Post # 248, Bob McKnight's Florida Commentary
Effective Coalition building requires trust and respect across the aisle. That is why it will not work today.
A new book called Realigners by Professor Timothy Shenk of George Washington University is about building effective coalitions in politics. The Professor argues that coalitions can be effective and in some cases changed politics world wide. But they require trust and respect among the participants. That is the rub today. There is little trust and almost no respect across the aisles in federal and state houses of government.

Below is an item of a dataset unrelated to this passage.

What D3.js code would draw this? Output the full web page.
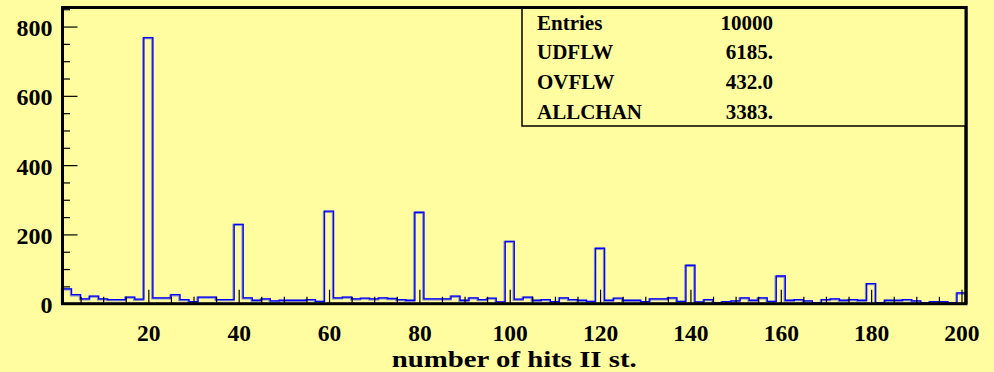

At the start, effective coalition building takes adroit planning. All sides must feel they won in the coalition. The cost in terms of financial and political capital must be acceptable. There must be ample time for the coalition to masticize and develop so that it is fully effective. In many cases, changes must be made after starting to ensure the best possible results.

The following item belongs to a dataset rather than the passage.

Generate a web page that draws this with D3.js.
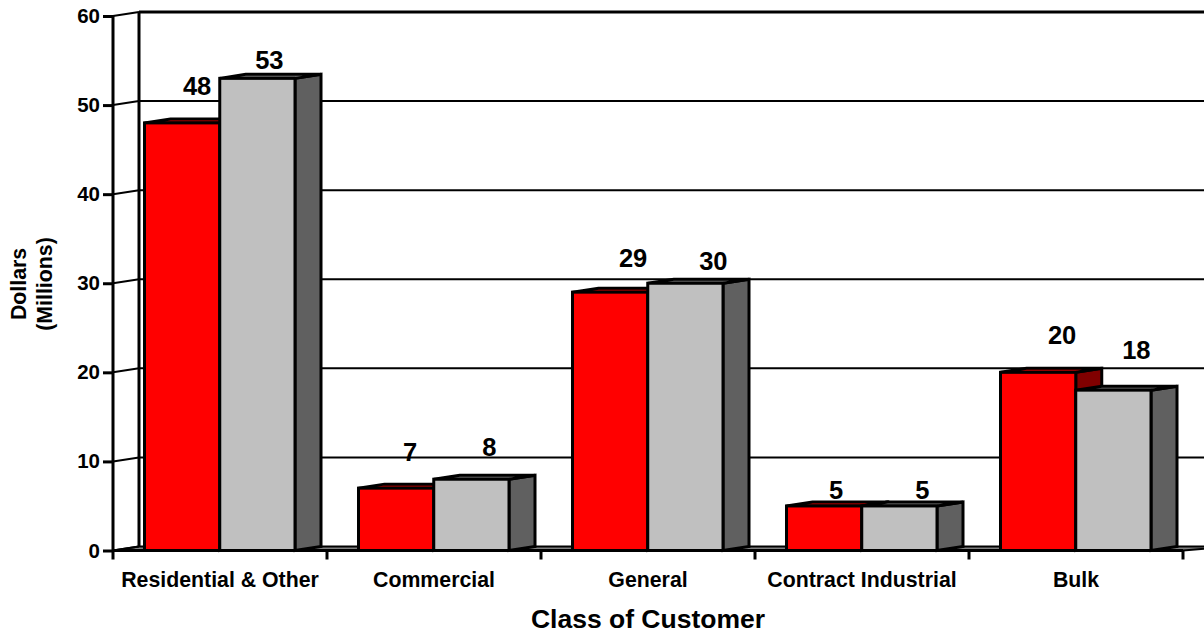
<!DOCTYPE html>
<html>
<head>
<meta charset="utf-8">
<script src="https://cdn.jsdelivr.net/npm/d3@7"></script>
<style>
  html, body { margin: 0; padding: 0; background: #fff; }
  text { font-family: "Liberation Sans", Arial, sans-serif; font-weight: bold; fill: #000; }
</style>
</head>
<body>
<div id="chart"></div>
<script>
const categories = ['Residential & Other', 'Commercial', 'General', 'Contract Industrial', 'Bulk'];
const seriesNames = ['a', 'b'];
const redValues = [48, 7, 29, 5, 20];
const grayValues = [53, 8, 30, 5, 18];
const yTicks = [0, 10, 20, 30, 40, 50, 60];

// hand placed labels in the original: offset from bar centre / bar top
const redLabelNudge = [[15, -28], [14, -27], [23, -25], [12, -7], [24, -28]];
const grayLabelNudge = [[12, -9], [18, -23], [28, -13], [23, -7], [23, -31]];

const width = 1204;
const height = 635;
const depthX = 26;
const depthY = -4;

const svg = d3.select('#chart').append('svg')
  .attr('width', width)
  .attr('height', height)
  .style('display', 'block');

const y = d3.scaleLinear().domain([0, 60]).range([550.5, 16]);
const x = d3.scaleBand().domain(categories).range([113, 1183]);
const xSub = d3.scaleBand().domain(seriesNames).range([31.5, 182]);

const poly = (pts) => pts.map((p) => p.join(',')).join(' ');

// back wall grid lines, clipped by the right edge
svg.append('g')
  .selectAll('line')
  .data(yTicks.filter((d) => d > 0))
  .enter().append('line')
    .attr('x1', x.range()[0] + depthX)
    .attr('x2', width)
    .attr('y1', (d) => y(d) + depthY)
    .attr('y2', (d) => y(d) + depthY)
    .attr('stroke', '#000')
    .attr('stroke-width', (d) => d === 60 ? 3 : 2);

// floor
const x0 = x.range()[0];
const x1 = x.range()[1];
svg.append('polygon')
  .attr('points', poly([[x0, y(0)], [x0 + depthX, y(0) + depthY], [width + 30, y(0) + depthY], [x1, y(0)]]))
  .attr('fill', '#808080')
  .attr('stroke', '#000')
  .attr('stroke-width', 2);

// side walls
svg.append('line')
  .attr('x1', x0 + depthX).attr('x2', x0 + depthX)
  .attr('y1', y(60) + depthY).attr('y2', y(0) + depthY)
  .attr('stroke', '#000').attr('stroke-width', 3);
svg.append('g')
  .selectAll('line')
  .data(yTicks)
  .enter().append('line')
    .attr('x1', x0)
    .attr('x2', x0 + depthX)
    .attr('y1', (d) => y(d))
    .attr('y2', (d) => y(d) + depthY)
    .attr('stroke', '#000')
    .attr('stroke-width', 2);

function drawBar(i, value, name, front, top, side) {
  const g = svg.append('g').attr('stroke', '#000').attr('stroke-width', 3);
  const l = x(categories[i]) + xSub(name);
  const r = l + xSub.bandwidth();
  const t = y(value);
  const b = y(0);
  g.append('polygon').attr('fill', side)
    .attr('points', poly([[r, t], [r + depthX, t + depthY], [r + depthX, b + depthY], [r, b]]));
  g.append('polygon').attr('fill', top)
    .attr('points', poly([[l, t], [l + depthX, t + depthY], [r + depthX, t + depthY], [r, t]]));
  g.append('rect').attr('fill', front)
    .attr('x', l).attr('y', t).attr('width', r - l).attr('height', b - t);
}

// bars go group by group so that each gray one covers its red neighbour
categories.forEach((c, i) => {
  drawBar(i, redValues[i], 'a', '#ff0000', '#e80000', '#800000');
  drawBar(i, grayValues[i], 'b', '#c0c0c0', '#808080', '#606060');
});

// value labels
function drawLabels(values, name, nudge) {
  svg.append('g')
    .selectAll('text')
    .data(values)
    .enter().append('text')
      .attr('text-anchor', 'middle')
      .attr('font-size', 25.5)
      .attr('x', (d, i) => x(categories[i]) + xSub(name) + xSub.bandwidth() / 2 + nudge[i][0])
      .attr('y', (d, i) => y(d) + nudge[i][1])
      .text((d) => d);
}
drawLabels(redValues, 'a', redLabelNudge);
drawLabels(grayValues, 'b', grayLabelNudge);

// axes
const yAxis = svg.append('g')
  .attr('transform', `translate(${x0},0)`)
  .call(d3.axisLeft(y).tickValues(yTicks).tickSize(10).tickPadding(3).tickFormat((d) => d));
yAxis.selectAll('.tick line').attr('stroke', '#000').attr('stroke-width', 3);
yAxis.selectAll('.tick text').attr('font-size', 20.5);
yAxis.select('.domain').remove();
svg.append('line')
  .attr('x1', x0).attr('x2', x0)
  .attr('y1', y(60)).attr('y2', y(0) + 9)
  .attr('stroke', '#000').attr('stroke-width', 3);

const xAxis = svg.append('g')
  .attr('transform', `translate(0,${y(0)})`)
  .call(d3.axisBottom(x).tickSize(0).tickPadding(21));
xAxis.select('.domain').remove();
xAxis.selectAll('.tick text').attr('font-size', 21.3);

svg.append('line')
  .attr('x1', x0).attr('x2', x1)
  .attr('y1', y(0)).attr('y2', y(0))
  .attr('stroke', '#000').attr('stroke-width', 3);

// separators between the classes
svg.append('g')
  .selectAll('line')
  .data(categories)
  .enter().append('line')
    .attr('x1', (d) => x(d) + x.bandwidth())
    .attr('x2', (d) => x(d) + x.bandwidth())
    .attr('y1', y(0))
    .attr('y2', y(0) + 9)
    .attr('stroke', '#000')
    .attr('stroke-width', 3);

// titles
svg.append('text')
  .attr('x', 648).attr('y', 628)
  .attr('text-anchor', 'middle')
  .attr('font-size', 26.5)
  .text('Class of Customer');

const yTitle = svg.append('text')
  .attr('transform', 'translate(0,284) rotate(-90)')
  .attr('text-anchor', 'middle')
  .attr('font-size', 21.3);
yTitle.append('tspan').attr('x', 0).attr('y', 26).text('Dollars');
yTitle.append('tspan').attr('x', 0).attr('y', 52).text('(Millions)');
</script>
</body>
</html>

I had experience with what may have been the first Bi-Partisan Legislative Coalition in the Florida Legislature. It dealt with the issue of water management. In 1974, a new law mandated a review of Florida's five water management districts, and their sub basins. The districts were configured along the water boundaries and had ad valorem tax funding for construction, maintenance and operation. As the state grew exponentially, the politics and management of the districts also grew. I was appointed to the Select House Committee as the lone representative from voter rich south Florida by veteran Chairman Bill Fulford from Orlando.
The Water Management Coalition started as the brainchild of State Representative Curt Kiser, Republican of Pinellas County who was not a member of the Committee. Since I was a Democrat from Miami, our two counties could command close to 1/4 of the total votes in the legislature. I felt our major need in urban South Florida was to ensure that we got our fair share of the ad valorem tax revenue (from our hundreds of condominiums, for example). I had a vision of a string of recreational and passive parks along the miles next to the water management canals. Curt in exchange wanted to ensure that his county had proportional membership on the Board of the Water Management District, controlled by the farm and cattle oriented Democrats. Neither Curt nor I told the leadership of the House or even the Committee of our plans to form the Coalition, but waited until floor debate to spring our plan. The secrecy worked beautifully and we garnered a majority vote to have our issues adopted by floor amendments. The leadership was stunned and approached Curt and I about a extracting from us consessions in the coalition debate.
About 6 years later in the Florida Senate, Dean Dempsey Barron copied our Coalition building in aligning his Democratic colleagues with disgruntled Republicans to form a conservative group to take control of the Florida Senate. It was not as peaceful as building the water management coalition, but it was far more powerful, because of Barron's legislative clout. He formed a lock down 26-14 majority of Democrats and Republicans to control the operation of the Florida Senate for the rest of that term.
Coalition building is essentially forcing a vote on bi-partisanship, which I feel was the vision of our framers of government. But, it will not work without trust and respect across the aisle. That is why it will not work today.